大地,就在转瞬之间旋转起来,在昆虫的世界里。世界依然那么美好,只在转瞬之间……
(2023年6月21日星期三写于光大花园游燕斋)
伞
去浮梁品茶,上山前有个仪式需要在露天举行。会议组织者知道当天有雨,人人配发了一把伞。透明的,看演出不碍事;看美女不挡眼;看茶山满眼绿;看公路很开阔。我喜欢它,就带回了北京。
来北京,按调令算,也已二十多年了;按户口算,也快十五年了。北京的雨、雪,一蒙一蒙的,没个准头,我不喜欢带伞,时常被淋个落汤鸡,或成为一个风雪夜归人。北京的雨、雪,像北方人的性格,发完脾气也就完了。不喜欢带伞的原因是,常常丢伞,读过本家戴望舒的《雨巷》,在雨中撑着油纸伞行走,那份意境,脑海里常有。打开过一次油纸伞,太沉。油纸伞之所以用油纸做,贵在防雨和轻便吧!加了木柄和木骨,伞就重多了。诗意而不便用。看古时的文人,书童在一旁打伞,读书人多了份悠然。在行走中感受自然的风雪,也是从无趣的生活找出趣味的促狭感。
夏天怕晒,女人喜欢打伞。北京美女多,阳光灿烂的白昼,却也见不少美女手撑一把伞,怕晒黑了,女人的美丽比健康重要;伞之于女人,是夏天的宝物,也是冬天的必备品。我不带伞,与自己无肝无肺的大咧脾气有关,也与不怕雨雪的肆虐有关。伊说:北京雨雪脏,出门最好还是要带一把伞!和高原的雨雪不一样,北京的雨雪,含有汽车的尾气、专家的假话、驱蚊的毒气,或有油烟的味道,空调的排泄物......想想那雨雪与这些脏东西一起落到头上,生就的厚脸皮也挡不住这些脏东西的渗透,就冒着丢伞的危险,去求撑伞的安全吧!
丢伞的原因是对伞从不喜欢。哪怕再好再轻便的自动伞,拿在手里,却常常会丢在地铁里、公交车上或聚会的饭店。书却丢不了,哪怕再沉,也不会轻易丢,除非别人窃去。这把来自浮梁的透明伞啊,却有着不一样的美感——遮雨而不遮阳,挡雪却不挡眼。撑起这把伞,像拿着纸一样的轻便,伞面是透明的塑料纸,也便宜的要命吧;骨架是黑色的铁条,打开就像冬天垂杨柳的枝条。在北京的大街上,你看众人一清二楚,别人看你,也不藏着掖着。
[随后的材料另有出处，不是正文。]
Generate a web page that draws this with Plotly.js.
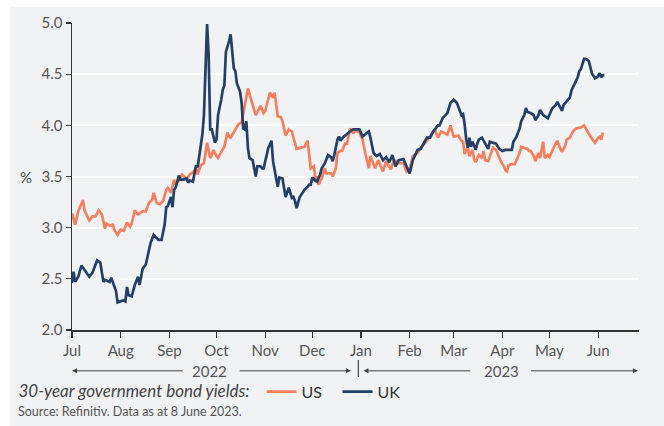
<!DOCTYPE html>
<html>
<head>
<meta charset="utf-8">
<script src="https://cdn.plot.ly/plotly-3.0.1.min.js"></script>
<style>
  html, body { margin: 0; padding: 0; background: #fff; }
  #chart { width: 664px; height: 426px; }
</style>
</head>
<body>
<div id="chart"></div>
<script>
// days counted from 1 July 2022
const startDate = Date.UTC(2022, 6, 1);

const usDays = [0,2,4,7,8,11,13,15,17,19,21,22,24,26,27,29,31,33,35,37,
  38,40,42,45,47,49,51,52,54,56,58,60,61,63,65,66,68,70,72,73,
  75,77,79,80,82,84,86,88,89,90,92,93,95,97,99,100,101,104,106,108,
  110,112,115,117,120,122,123,124,126,128,129,131,133,134,136,138,140,141,143,145,
  148,150,151,152,154,155,156,157,159,161,162,165,166,168,169,171,172,174,175,176,
  177,179,180,183,185,187,189,190,193,195,198,200,203,205,208,211,213,215,217,220,
  222,225,228,231,233,235,239,241,243,246,248,249,250,252,253,255,256,257,259,261,
  262,263,265,267,268,270,272,273,275,276,277,278,280,282,283,285,286,288,290,291,
  292,294,295,297,298,300,301,303,304,306,308,309,311,312,314,315,317,319,321,323,
  324,326,327,329,331,333,335,336,337,338];
const usYield = [3.14,3.03,3.16,3.27,3.17,3.07,3.11,3.11,3.17,3.13,2.99,3.04,3.02,3.03,2.98,2.93,2.98,2.97,3.05,3.01,
  3.04,3.17,3.13,3.16,3.16,3.24,3.27,3.34,3.24,3.23,3.26,3.37,3.39,3.34,3.47,3.42,3.46,3.52,3.49,3.47,
  3.52,3.54,3.58,3.52,3.61,3.63,3.83,3.68,3.71,3.76,3.70,3.68,3.74,3.79,3.93,3.89,3.88,3.96,4.01,4.03,
  4.20,4.36,4.20,4.10,4.19,4.12,4.14,4.20,4.32,4.27,4.32,4.09,4.08,4.04,3.90,3.96,3.94,3.88,3.77,3.78,
  3.79,3.85,3.73,3.58,3.60,3.48,3.50,3.42,3.48,3.58,3.53,3.53,3.50,3.58,3.73,3.75,3.75,3.83,3.81,3.91,
  3.97,3.92,3.95,3.93,3.86,3.71,3.58,3.70,3.58,3.66,3.55,3.65,3.57,3.66,3.63,3.63,3.55,3.57,3.70,3.73,
  3.78,3.83,3.89,3.96,3.88,3.94,3.91,4.00,3.89,3.90,3.85,3.84,3.72,3.78,3.70,3.76,3.67,3.64,3.71,3.68,
  3.75,3.66,3.65,3.75,3.78,3.76,3.68,3.65,3.60,3.56,3.55,3.61,3.62,3.62,3.66,3.73,3.79,3.78,3.77,3.75,
  3.75,3.70,3.65,3.73,3.68,3.84,3.68,3.71,3.69,3.76,3.83,3.85,3.77,3.74,3.80,3.86,3.88,3.94,3.97,3.98,
  3.98,4.00,3.97,3.92,3.87,3.83,3.88,3.89,3.86,3.93];

const ukDays = [0,1,2,4,6,8,11,13,16,18,20,21,24,25,27,28,29,31,33,34,
  35,36,38,40,42,43,45,47,49,50,52,55,57,59,60,61,63,64,65,66,
  68,69,71,73,74,75,77,79,80,81,83,84,85,86,87,88,89,91,92,93,
  95,96,97,98,100,101,103,104,105,107,108,109,110,111,112,113,114,115,117,118,
  120,121,122,124,125,127,128,130,131,132,134,136,138,140,141,142,143,145,147,148,
  150,151,152,153,155,156,158,159,161,163,165,166,167,169,170,171,173,175,177,179,
  181,183,185,187,189,190,192,194,196,198,200,202,204,206,208,211,213,215,217,220,
  222,224,226,228,230,233,234,236,239,241,243,245,247,248,249,250,251,252,253,254,
  255,257,258,259,261,263,265,266,268,270,272,274,276,278,280,281,283,285,286,288,
  289,290,292,294,295,297,298,300,301,303,305,306,308,309,311,312,313,315,317,318,
  320,322,323,324,326,327,329,330,331,333,335,336,337,338,339];
const ukYield = [2.46,2.57,2.47,2.52,2.63,2.59,2.52,2.56,2.68,2.66,2.47,2.49,2.47,2.51,2.41,2.38,2.27,2.28,2.29,2.28,
  2.42,2.34,2.33,2.44,2.52,2.44,2.60,2.64,2.77,2.85,2.93,2.88,2.88,3.03,3.20,3.21,3.30,3.20,3.37,3.39,
  3.51,3.47,3.47,3.48,3.44,3.46,3.45,3.61,3.59,3.71,3.91,4.10,4.56,4.99,4.69,3.96,3.96,3.83,3.86,4.10,
  4.25,4.35,4.39,4.72,4.82,4.89,4.56,4.53,4.41,4.33,4.22,3.97,3.96,4.04,3.78,3.68,3.67,3.66,3.50,3.60,
  3.60,3.58,3.58,3.73,3.78,3.85,3.65,3.48,3.40,3.49,3.48,3.30,3.39,3.29,3.30,3.26,3.19,3.30,3.35,3.37,
  3.40,3.42,3.42,3.49,3.46,3.45,3.52,3.58,3.63,3.71,3.69,3.65,3.71,3.86,3.89,3.85,3.89,3.92,3.94,3.96,
  3.96,3.96,3.89,3.92,3.94,3.88,3.73,3.70,3.72,3.66,3.69,3.64,3.71,3.60,3.66,3.67,3.60,3.53,3.66,3.76,
  3.77,3.83,3.88,3.88,3.94,4.00,4.00,4.07,4.12,4.22,4.25,4.22,4.14,4.10,4.11,4.01,3.86,3.78,3.88,3.79,
  3.84,3.76,3.82,3.86,3.88,3.82,3.77,3.84,3.83,3.82,3.77,3.75,3.76,3.76,3.76,3.84,3.89,3.97,4.04,4.10,
  4.17,4.13,4.12,4.10,4.05,4.10,4.15,4.10,4.09,4.07,4.14,4.17,4.20,4.23,4.17,4.14,4.20,4.24,4.27,4.34,
  4.41,4.47,4.53,4.55,4.65,4.65,4.63,4.56,4.51,4.46,4.48,4.51,4.47,4.49,4.49];

const yearLabels = ['2022', '2023'];
const seriesNames = ['US', 'UK'];
const seriesColors = ['#f4805f', '#253f66'];

const toDate = d => new Date(startDate + d * 86400000).toISOString().slice(0, 10);

const font = 'Lato, sans-serif';
const arrowColor = '#444';

const traces = [
  { x: usDays.map(toDate), y: usYield, name: seriesNames[0] },
  { x: ukDays.map(toDate), y: ukYield, name: seriesNames[1] }
].map((t, i) => Object.assign(t, {
  type: 'scatter',
  mode: 'lines',
  line: { color: seriesColors[i], width: 2.7 },
  hoverinfo: 'skip'
}));

// year arrows under the month labels (paper x positions)
const yearRowY = -0.133;
const arrow = (head, tail) => ({
  xref: 'paper', yref: 'paper', x: head, y: yearRowY,
  ax: (tail - head) * 567, ay: 0, axref: 'pixel', ayref: 'pixel',
  text: '', showarrow: true, arrowhead: 2, arrowsize: 1, arrowwidth: 1,
  arrowcolor: arrowColor, standoff: 0, startstandoff: 0
});

const layout = {
  width: 664,
  height: 426,
  margin: { l: 72, r: 25, t: 23, b: 96 },
  paper_bgcolor: '#ffffff',
  plot_bgcolor: 'rgba(0,0,0,0)',
  font: { family: font, color: '#555' },
  showlegend: true,
  legend: {
    orientation: 'h',
    x: -0.098, xanchor: 'left',
    y: -0.201, yanchor: 'middle',
    bgcolor: 'rgba(0,0,0,0)',
    entrywidth: 31,
    entrywidthmode: 'pixels',
    font: { size: 16, color: '#333', family: font },
    title: {
      text: '30-year government bond yields: ',
      side: 'left',
      font: { size: 17, color: '#444', family: font, style: 'italic' }
    }
  },
  xaxis: {
    type: 'date',
    range: ['2022-07-01', '2023-06-27'],
    tick0: '2022-07-01',
    dtick: 'M1',
    tickformat: '%b',
    ticks: 'outside',
    ticklen: 6,
    tickwidth: 1.2,
    tickcolor: '#333',
    showline: true,
    linecolor: '#333',
    linewidth: 1.5,
    showgrid: false,
    zeroline: false,
    tickfont: { size: 15, color: '#555', family: font }
  },
  yaxis: {
    range: [2, 5],
    dtick: 0.5,
    tickformat: '.1f',
    ticks: 'outside',
    ticklen: 5,
    tickwidth: 1.2,
    tickcolor: '#333',
    showline: true,
    linecolor: '#333',
    linewidth: 1.5,
    showgrid: true,
    gridcolor: '#ffffff',
    gridwidth: 2,
    zeroline: false,
    tickfont: { size: 15, color: '#555', family: font }
  },
  shapes: [
    { type: 'rect', layer: 'below', xref: 'paper', yref: 'paper',
      x0: -0.109, x1: 1.05, y0: -0.35, y1: 1.052,
      fillcolor: '#f1f2f4', line: { width: 0 } },
    { type: 'line', xref: 'paper', yref: 'paper',
      x0: 0.505, x1: 0.505, y0: -0.098, y1: -0.153,
      line: { color: arrowColor, width: 1.2 } }
  ],
  annotations: [
    { xref: 'paper', yref: 'y', x: -0.081, y: 3.5, text: '%', showarrow: false,
      xanchor: 'center', yanchor: 'middle', font: { size: 15, color: '#444' } },
    { xref: 'paper', yref: 'paper', x: 0.243, y: yearRowY, text: yearLabels[0],
      showarrow: false, xanchor: 'center', yanchor: 'middle', font: { size: 15, color: '#555' } },
    { xref: 'paper', yref: 'paper', x: 0.758, y: yearRowY, text: yearLabels[1],
      showarrow: false, xanchor: 'center', yanchor: 'middle', font: { size: 15, color: '#555' } },
    arrow(0, 0.198),
    arrow(0.492, 0.293),
    arrow(0.514, 0.705),
    arrow(0.998, 0.807),
    { xref: 'paper', yref: 'paper', x: -0.099, y: -0.266, text: 'Source: Refinitiv. Data as at 8 June 2023.',
      showarrow: false, xanchor: 'left', yanchor: 'middle', font: { size: 12.5, color: '#555' } }
  ]
};

Plotly.newPlot('chart', traces, layout, { staticPlot: true, displayModeBar: false });
</script>
</body>
</html>
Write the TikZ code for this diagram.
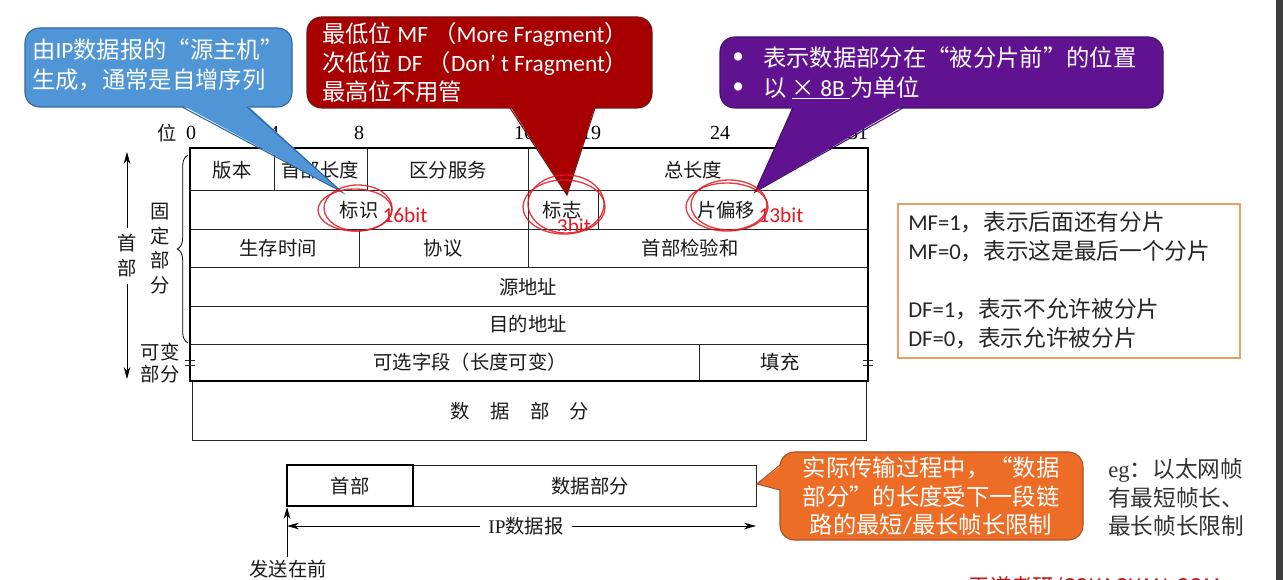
\documentclass[tikz,border=0pt]{standalone}
\usepackage{fontspec}
\setmainfont{Liberation Serif}
\newfontfamily\cjk{Noto Sans CJK SC}
\newfontfamily\carl{Carlito}
\usetikzlibrary{arrows.meta,decorations.pathreplacing}
\definecolor{cblue}{RGB}{80,150,215}
\definecolor{cblueline}{RGB}{50,100,160}
\definecolor{cred}{RGB}{168,0,0}
\definecolor{credline}{RGB}{110,20,20}
\definecolor{cpurple}{RGB}{96,18,145}
\definecolor{cpurpleline}{RGB}{60,20,100}
\definecolor{corange}{RGB}{237,108,38}
\definecolor{corangeline}{RGB}{170,80,40}
\definecolor{cbox}{RGB}{230,160,100}
\definecolor{pen}{RGB}{225,25,35}
\definecolor{wm}{RGB}{190,20,20}
\definecolor{sidebar}{RGB}{62,62,62}
\begin{document}
\begin{tikzpicture}[x=0.75pt,y=-0.75pt,
  cell/.style={font=\cjk\fontsize{14.5}{17}\selectfont,inner sep=0pt,text=black!90},
  bitlab/.style={font=\fontsize{15}{18}\selectfont,inner sep=0pt},
  gridline/.style={line width=0.6pt,draw=black!85},
  outerline/.style={line width=1.2pt,draw=black},
  ctext/.style={font=\cjk\fontsize{17.5}{21}\selectfont,text=white,inner sep=0pt,anchor=west},
  octext/.style={font=\cjk\fontsize{17.5}{21}\selectfont,text=white,inner sep=0pt},
  boxtext/.style={font=\cjk\fontsize{17}{20}\selectfont,text=black!85,inner sep=0pt,anchor=west},
  egtext/.style={font=\cjk\fontsize{17}{20}\selectfont,text=black!80,inner sep=0pt,anchor=west},
  redpen/.style={draw=pen,line width=1pt,opacity=0.85},
  redlab/.style={font=\carl\fontsize{16}{19}\selectfont,text=pen,inner sep=0pt},
  arr/.style={-{Stealth[length=9pt,width=5pt]},line width=0.6pt},
  darr/.style={{Stealth[length=9pt,width=5pt]}-{Stealth[length=9pt,width=5pt]},line width=0.6pt},
]
\useasboundingbox (0,0) rectangle (1283,580);
\fill[white] (0,0) rectangle (1283,580);
\fill[sidebar] (1276,0) rectangle (1283,580);

% ---------- header table ----------
\foreach \y in {190,229,267,306,344} \draw[gridline] (190,\y) -- (868,\y);
\draw[gridline] (274,148) -- (274,190) (367,148) -- (367,190)
  (528,148) -- (528,267) (598,190) -- (598,229) (359,229) -- (359,267)
  (699,344) -- (699,381);
\draw[gridline] (192,381) -- (192,440) -- (866,440) -- (866,381);
\draw[outerline] (190,148) rectangle (868,381);
\draw[gridline] (185,360) -- (195,360) (185,365) -- (195,365);
\draw[gridline] (863,360) -- (873,360) (863,365) -- (873,365);

\node[cell] (ver) at (232,170) {版本};
\node[cell] (ihl) at (320,170) {首部长度};
\node[cell] (tos) at (448,170) {区分服务};
\node[cell] (len) at (693,170) {总长度};
\node[cell] (idf) at (359,210) {标识};
\node[cell] (flg) at (562,210) {标志};
\node[cell] (off) at (726,210) {片偏移};
\node[cell] (ttl) at (278,248) {生存时间};
\node[cell] (pro) at (443,248) {协议};
\node[cell] (chk) at (690,248) {首部检验和};
\node[cell] (src) at (528,287) {源地址};
\node[cell] (dst) at (528,324) {目的地址};
\node[cell] (opt) at (470,362) {可选字段（长度可变）};
\node[cell] (pad) at (780,362) {填充};
\node[cell] (dat) at (520,411) {数\hspace{1.05em}据\hspace{1.05em}部\hspace{1.05em}分};

% bit labels
\node[cell] (wei) at (167,133) {位};
\node[bitlab] (b0) at (191,133) {0};
\node[bitlab] (b4) at (274,133) {4};
\node[bitlab] (b8) at (359,133) {8};
\node[bitlab] (b16) at (524,133) {16};
\node[bitlab] (b19) at (591,133) {19};
\node[bitlab] (b24) at (720,133) {24};
\node[bitlab] (b31) at (858,133) {31};

% left side
\draw[line width=0.6pt,decorate,decoration={brace,amplitude=8pt}] (188,343) -- (188,155);
\node[cell] (gu) at (160,212) {固};
\node[cell] (di) at (160,236) {定};
\node[cell] (bu) at (160,260) {部};
\node[cell] (fe) at (160,285) {分};
\node[cell] (kb1) at (160,352) {可变};
\node[cell] (kb2) at (160,374) {部分};
\node[cell] (sh1) at (127,243) {首};
\node[cell] (sh2) at (127,268) {部};
\coordinate (topA) at (127,152);
\coordinate (botA) at (127,379);
\draw[arr] (127,228) -- (topA);
\draw[arr] (127,284) -- (botA);

% ---------- bottom datagram ----------
\draw[gridline] (413,465) -- (756,465) -- (756,506) -- (413,506);
\draw[outerline] (287,465) rectangle (413,506);
\node[cell] (hd) at (350,486) {首部};
\node[cell] (dp) at (590,486) {数据部分};
\coordinate (ipL) at (287,526);
\coordinate (ipR) at (756,526);
\draw[darr] (ipL) -- (ipR);
\node[cell,fill=white,inner xsep=6pt,inner ysep=2pt] (ip) at (526,526) {{\rmfamily IP}数据报};
\coordinate (sendB) at (287,557);
\coordinate (sendT) at (287,507);
\draw[arr] (sendB) -- (sendT);
\node[cell] (send) at (288,569) {发送在前};

% ---------- MF / DF box ----------
\draw[cbox,line width=0.8pt] (898,204) rectangle (1240,358);
\node[boxtext] (mf1) at (908,222) {{\carl MF=1}，表示后面还有分片};
\node[boxtext] (mf0) at (908,251) {{\carl MF=0}，表示这是最后一个分片};
\node[boxtext] (df1) at (908,309) {{\carl DF=1}，表示不允许被分片};
\node[boxtext] (df0) at (908,338) {{\carl DF=0}，表示允许被分片};

% eg text
\node[egtext] (eg1) at (1108,470) {{\rmfamily eg}：以太网帧};
\node[egtext] (eg2) at (1108,498) {有最短帧长、};
\node[egtext] (eg3) at (1108,526) {最长帧长限制};

% ---------- callouts ----------
% blue
\fill[cblue,draw=cblueline,line width=0.8pt,rounded corners=11pt] (25,28) rectangle (292,107);
\fill[cblue] (182,105) -- (342,192) -- (247,105) -- cycle;
\draw[cblueline,line width=0.8pt] (182,107) -- (342,192) -- (247,107);
\node[ctext] (bl1) at (32,50) {由{\carl IP}数据报的“源主机”};
\node[ctext] (bl2) at (32,80) {生成，通常是自增序列};

% red
\fill[cred,draw=credline,line width=0.8pt,rounded corners=11pt] (307,17) rectangle (652,108);
\fill[cred] (510,106) -- (567,195) -- (595,106) -- cycle;
\draw[credline,line width=0.8pt] (510,108) -- (567,195) -- (595,108);
\node[ctext] (rd1) at (322,35) {最低位 {\carl MF} （{\carl More Fragment}）};
\node[ctext] (rd2) at (322,64) {次低位 {\carl DF} （{\carl Don’ t Fragment}）};
\node[ctext] (rd3) at (322,92) {最高位不用管};

% purple
\fill[cpurple,draw=cpurpleline,line width=0.8pt,rounded corners=11pt] (720,37) rectangle (1163,108);
\fill[cpurple] (793,106) -- (755,192) -- (903,106) -- cycle;
\draw[cpurpleline,line width=0.8pt] (793,108) -- (755,192) -- (903,108);
\node[ctext] (pb1) at (732,58) {{\carl •}};
\node[ctext] (pb2) at (732,88) {{\carl •}};
\node[ctext] (pp1) at (763,58) {表示数据部分在“被分片前”的位置};
\node[ctext] (pp2) at (763,88) {以 \underline{× {\carl 8B} }为单位};

% orange
\fill[corange,draw=corangeline,line width=0.8pt,rounded corners=11pt] (780,452) rectangle (1083,540);
\fill[corange] (782,465) -- (757,484) -- (782,490) -- cycle;
\draw[corangeline,line width=0.8pt] (780,465) -- (757,484) -- (780,490);
\node[octext] (or1) at (931,468) {实际传输过程中，“数据};
\node[octext] (or2) at (931,497) {部分”的长度受下一段链};
\node[octext] (or3) at (931,525) {路的最短{\carl /}最长帧长限制};

% ---------- hand-drawn annotations ----------
\draw[redpen] (355,210) ellipse [x radius=37,y radius=21];
\draw[redpen] (358,208) ellipse [x radius=34,y radius=23];
\draw[redpen] (564,207) ellipse [x radius=41,y radius=27];
\draw[redpen] (566,204) ellipse [x radius=38,y radius=29];
\draw[redpen] (727,207) ellipse [x radius=41,y radius=24];
\draw[redpen] (729,205) ellipse [x radius=38,y radius=25];
\node[redlab] (r16) at (405,215) {16bit};
\node[redlab] (r13) at (781,215) {13bit};
\begin{scope}
\clip (540,200) rectangle (620,231);
\node[redlab] (r3) at (574,226) {3bit};
\end{scope}

% watermark (cut by the lower edge, as in the reference)
\node[font=\cjk\fontsize{16}{19}\selectfont,text=wm,inner sep=0pt] (wmk) at (1095,587) {王道考研/CSKAOYAN.COM};
\end{tikzpicture}
\end{document}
明晃晃里来,又明晃晃的去,伞成了有情的尤物。
我撑着一把伞,一把透明的伞,雨中的光明投进来,我清清楚楚地看清前面的路。那些撑着花伞和黑布伞的行人,我想看他们的脸面,怎么也看不到,拿伞的人,像一个隐秘的行者。
撑着伞到单位,单位台阶上,新入职的孩子们在培训,他们阳光灿烂的脸上,让我想起大学图书馆内的花伞,那些伞,各具特色,几乎没有重样的,我曾为看不到相同的伞而纠结。在某个菜市场,我看到顾客们撑着一把把黑伞,我看到黑伞下面的两条腿、两只手,只是看不见那张不知苦笑的脸。
雨天,不用遮阳。透明伞难道不能给人更多的光吗?我纳闷着人们的选择,岁月,会刮走人心底最后那一丝灿烂,这或许是更多人喜欢黑面伞的原因吧?!